The bill, officially signed into law in June, will provide these veterans with a streamlined process to upgrade their discharge status to “honorable,” which in turn will permit them to receive state and local veteran benefits such as certain tax exemptions and tuition assistance.
“Far too many veterans have been discharged, shamed and left without the benefits they earned because of decades of a dehumanizing policy that said they couldn’t serve,” Rhode Island Sen. Dawn Euer, one of the bill’s sponsors, said in a statement. “They deserved gratitude and honor, and we should be doing everything we can to ensure that these wrongs are righted and that they get the respect they deserve.”
Between World War II and the repeal of the “don’t ask, don’t tell” policy in 2011, an estimated 100,000 service members were less-than-honorably discharged due to their sexual orientation, according to a study from the Center for the Study of Sexual Minorities in the Military. These “undesirable discharges” were not eligible for benefits such as the GI Bill or home loans for veterans.
While the military’s “don’t ask, don’t tell” policy — which forced gay service members to keep their sexual orientation hidden — was repealed in 2011, no countermeasure was created to amend the discharge status for those discharged as anything other than “honorable” due to their sexuality.
While Rhode Island’s bill will help gay and transgender veterans receive their state and local benefits, they — along with other LGBTQ veterans across the country — still face a “cumbersome process shrouded in mystery” to upgrade their discharge status, according to Andy Blevins, executive director of the Modern Military Association of America, a nonprofit advocacy group for LGBTQ service members and veterans.
“If an individual is discharged under 'don’t ask, don’t tell' with something less than honorable, like most of them were, they would not receive those benefits,” said Blevins, who helped Euer draft the Rhode Island legislation. “There was nothing enacted after 'don’t ask, don’t tell' that would give those benefits back, and that’s why what Rhode Island did is so incredible.”
Helen James Grace, for example, was discharged from the military in 1955 for being a lesbian. It wasn’t until 2018 — 63 years after her discharge and seven years after the end of “don’t ask, don’t tell,” that she got the news that her discharge status was finally “honorable”.

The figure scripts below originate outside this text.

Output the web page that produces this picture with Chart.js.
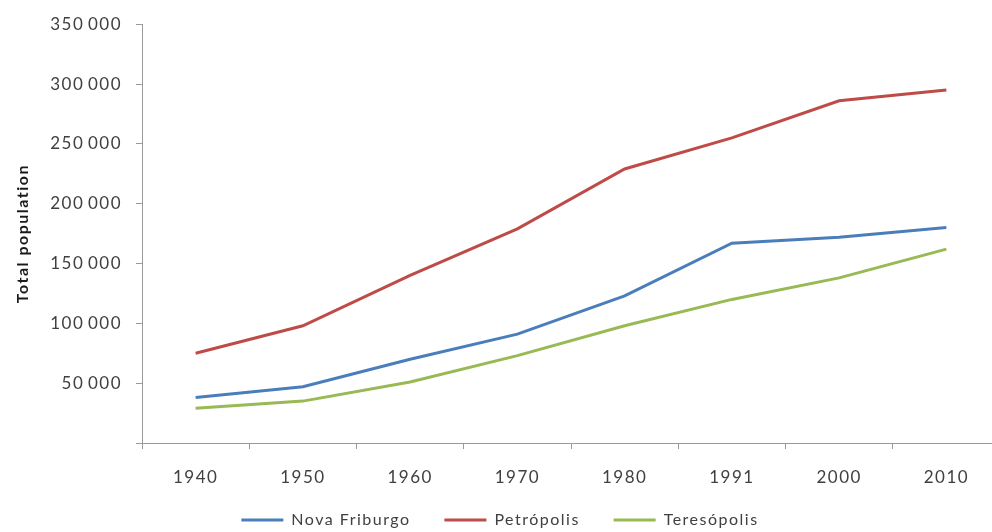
<!DOCTYPE html>
<html lang="en">

<head>
    <meta charset="UTF-8">
    <title>Total population</title>
    <script src="https://cdn.jsdelivr.net/npm/chart.js"></script>
    <style>
        html, body { margin: 0; padding: 0; background: #fff; }
        #frame { width: 992px; height: 532px; overflow: hidden; position: relative; }
        #wrap { width: 1014px; height: 538px; position: absolute; left: 0; top: 0; }
    </style>
</head>

<body>
    <div id="frame">
        <div id="wrap"><canvas id="popChart" width="1014" height="538"></canvas></div>
    </div>
    <script>
        const years = ['1940', '1950', '1960', '1970', '1980', '1991', '2000', '2010'];
        const novaFriburgo = [38000, 47000, 70000, 91000, 123000, 167000, 172000, 180000];
        const petropolis = [75000, 98000, 140000, 179000, 229000, 255000, 286000, 295000];
        const teresopolis = [29000, 35000, 51000, 73000, 98000, 120000, 138000, 162000];

        // wide, spaced-out lettering like the spreadsheet export
        const spacing = {
            id: 'spacing',
            beforeUpdate(chart) { chart.ctx.letterSpacing = '1.5px'; },
            beforeDraw(chart) { chart.ctx.letterSpacing = '1.5px'; }
        };

        // 350000 -> "350 000" with a thin space
        function fmt(v) {
            if (v === 0) return '';
            return String(v).replace(/\B(?=(\d{3})+(?!\d))/g, '\u2009');
        }

        const axisColor = '#9a9a9a';
        const textColor = '#404040';

        const ctx = document.getElementById('popChart').getContext('2d');
        new Chart(ctx, {
            type: 'line',
            data: {
                labels: years,
                datasets: [
                    { label: 'Nova Friburgo', data: novaFriburgo, borderColor: '#4a7ebb', backgroundColor: '#4a7ebb' },
                    { label: 'Petrópolis', data: petropolis, borderColor: '#be4b48', backgroundColor: '#be4b48' },
                    { label: 'Teresópolis', data: teresopolis, borderColor: '#98b954', backgroundColor: '#98b954' }
                ]
            },
            options: {
                responsive: false,
                animation: false,
                layout: { padding: { top: 20, right: 14, bottom: 0, left: 0 } },
                elements: {
                    line: { borderWidth: 3, tension: 0 },
                    point: { radius: 0, hoverRadius: 0 }
                },
                scales: {
                    x: {
                        offset: true,
                        grid: { drawOnChartArea: false, offset: true, tickLength: 6, color: axisColor },
                        border: { color: axisColor, width: 1 },
                        ticks: { color: textColor, padding: 18, font: { family: 'Lato', size: 17 } },
                        afterFit(scale) { scale.height = 52; }
                    },
                    y: {
                        min: 0,
                        max: 350000,
                        grid: { drawOnChartArea: false, tickLength: 6, color: axisColor },
                        border: { color: axisColor, width: 1 },
                        ticks: {
                            stepSize: 50000,
                            color: textColor,
                            padding: 14,
                            font: { family: 'Lato', size: 17 },
                            callback: (v) => fmt(v)
                        },
                        title: {
                            display: true,
                            text: 'Total population',
                            color: '#1a1a1a',
                            padding: { top: 13, bottom: 0 },
                            font: { family: 'Lato', size: 16, weight: 'bold' }
                        },
                        afterFit(scale) { scale.width = 142; }
                    }
                },
                plugins: {
                    tooltip: { enabled: false },
                    legend: {
                        position: 'bottom',
                        labels: {
                            boxWidth: 42,
                            boxHeight: 3,
                            padding: 17,
                            color: textColor,
                            font: { family: 'Lato', size: 16 },
                            generateLabels(chart) {
                                const items = Chart.defaults.plugins.legend.labels.generateLabels(chart);
                                items.forEach((it, i) => {
                                    it.lineWidth = 0;
                                    it.fillStyle = it.strokeStyle;
                                    // a little extra room between entries
                                    if (i < items.length - 1) it.text += '   ';
                                });
                                return items;
                            }
                        }
                    }
                }
            },
            plugins: [spacing]
        });
    </script>
</body>

</html>
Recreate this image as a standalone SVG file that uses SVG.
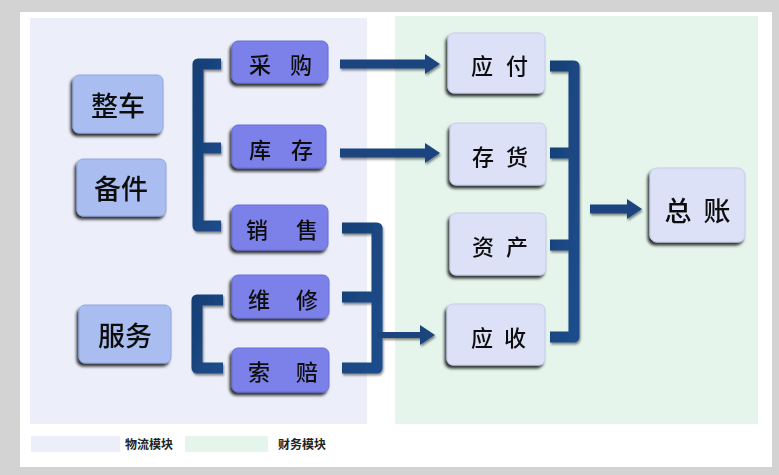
<svg xmlns="http://www.w3.org/2000/svg" width="779" height="475" viewBox="0 0 779 475">
<defs>
<style>
.lbl{font-family:"Noto Sans CJK SC","Noto Sans CJK TC",sans-serif;font-weight:500;fill:#111;text-anchor:middle;dominant-baseline:central}
.big{font-size:27px}
.mid{font-size:22px}
.leg{font-family:"Noto Sans CJK SC",sans-serif;font-size:12px;font-weight:bold;fill:#222}
.n1{fill:#a9bdf0;stroke:#8fa6e2;stroke-width:1}
.n2{fill:#7c81ea;stroke:#6a6fd8;stroke-width:1}
.n3{fill:#dce1f7;stroke:#c5cbeb;stroke-width:1}
.bar{fill:none;stroke:url(#bg);stroke-width:11;stroke-linejoin:round;stroke-linecap:butt}
.arr{fill:none;stroke:#1a4580;stroke-width:9;marker-end:url(#ah)}
</style>
<linearGradient id="bg" x1="0" y1="0" x2="1" y2="1">
<stop offset="0" stop-color="#173f75"/>
<stop offset="1" stop-color="#1d4d8b"/>
</linearGradient>
<filter id="sh" x="-20%" y="-20%" width="140%" height="150%">
<feDropShadow dx="-2" dy="3" stdDeviation="1.6" flood-color="#000" flood-opacity="0.8"/>
</filter>
<filter id="sh2" x="-10%" y="-10%" width="120%" height="130%">
<feDropShadow dx="1" dy="2" stdDeviation="1" flood-color="#000" flood-opacity="0.45"/>
</filter>
<marker id="ah" markerUnits="userSpaceOnUse" markerWidth="16" markerHeight="22" refX="1" refY="11" orient="auto">
<path d="M0,1 L15,11 L0,21 Z" fill="#1a4580"/>
</marker>
</defs>

<rect x="0" y="0" width="779" height="475" fill="#d3d3d3"/>
<rect x="20" y="12" width="752" height="455" fill="#ffffff"/>
<rect x="30" y="18" width="337" height="406" fill="#eceff9"/>
<rect x="395" y="16" width="363" height="408" fill="#e5f5eb"/>

<g id="legend">
<rect x="31" y="436" width="89" height="16" fill="#eceff9"/>
<text class="leg" x="125" y="449">物流模块</text>
<rect x="185" y="436" width="83" height="16" fill="#e5f5eb"/>
<text class="leg" x="278" y="449">财务模块</text>
</g>

<g id="connectors" filter="url(#sh2)">
<path class="bar" d="M221,64 H198 V226 H221 M198,148 H221"/>
<path class="bar" d="M223,300 H197 V368 H223"/>
<path class="bar" d="M342,228 H377 V368 H342 M342,297 H377"/>
<path class="arr" style="stroke-width:6" d="M377,335 H421"/>
<path class="bar" d="M550,66 H574 V337 H550 M550,153 H574 M550,245 H574"/>
<path class="arr" d="M340,64 H426"/>
<path class="arr" d="M340,153 H426"/>
<path class="arr" d="M590,209 H628"/>
</g>

<g id="n-zhengche" filter="url(#sh)"><rect class="n1" x="73" y="75" width="90" height="58" rx="6"/><text class="lbl big" x="118" y="104">整车</text></g>
<g id="n-beijian" filter="url(#sh)"><rect class="n1" x="77" y="159" width="89" height="57" rx="6"/><text class="lbl big" x="121" y="187">备件</text></g>
<g id="n-fuwu" filter="url(#sh)"><rect class="n1" x="79" y="305" width="92" height="58" rx="6"/><text class="lbl big" x="125" y="334">服务</text></g>

<g id="n-caigou" filter="url(#sh)"><rect class="n2" x="232" y="41" width="96" height="42" rx="6"/><text class="lbl mid" x="260 301" y="63">采购</text></g>
<g id="n-kucun" filter="url(#sh)"><rect class="n2" x="232" y="125" width="94" height="43" rx="6"/><text class="lbl mid" x="260 302" y="148">库存</text></g>
<g id="n-xiaoshou" filter="url(#sh)"><rect class="n2" x="232" y="205" width="96" height="45" rx="6"/><text class="lbl mid" x="257 307" y="228">销售</text></g>
<g id="n-weixiu" filter="url(#sh)"><rect class="n2" x="232" y="275" width="97" height="43" rx="6"/><text class="lbl mid" x="259 307" y="298">维修</text></g>
<g id="n-suopei" filter="url(#sh)"><rect class="n2" x="232" y="348" width="97" height="44" rx="6"/><text class="lbl mid" x="259 307" y="370">索赔</text></g>

<g id="n-yingfu" filter="url(#sh)"><rect class="n3" x="448" y="33" width="97" height="60" rx="6"/><text class="lbl mid" x="482 517" y="64">应付</text></g>
<g id="n-cunhuo" filter="url(#sh)"><rect class="n3" x="450" y="123" width="96" height="62" rx="6"/><text class="lbl mid" x="483 517" y="155">存货</text></g>
<g id="n-zichan" filter="url(#sh)"><rect class="n3" x="450" y="213" width="96" height="62" rx="6"/><text class="lbl mid" x="483 517" y="245">资产</text></g>
<g id="n-yingshou" filter="url(#sh)"><rect class="n3" x="447" y="304" width="98" height="61" rx="6"/><text class="lbl mid" x="482 515" y="336">应收</text></g>
<g id="n-zongzhang" filter="url(#sh)"><rect class="n3" x="650" y="168" width="95" height="74" rx="7"/><text class="lbl big" x="678 717" y="209">总账</text></g>
</svg>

"I'm still trying to process it," she told NBC News back in January 2018, just after receiving her upgrade. "It was both joy and shock. It was really true.'"
For comprehensive change across the country, Blevins is advocating for legislation on the federal level that would automatically change the status of all gay veterans who were discharged due to their sexual orientation to “honorable.”
He said that of the 100,000 service members discharged, only 17,000 served under "don't ask don't tell," so it's essential that federal legislation helps all of the veterans who have been denied benefits.
“We’re working to make it clear that what happened to these folks isn’t equitable,” Blevins said.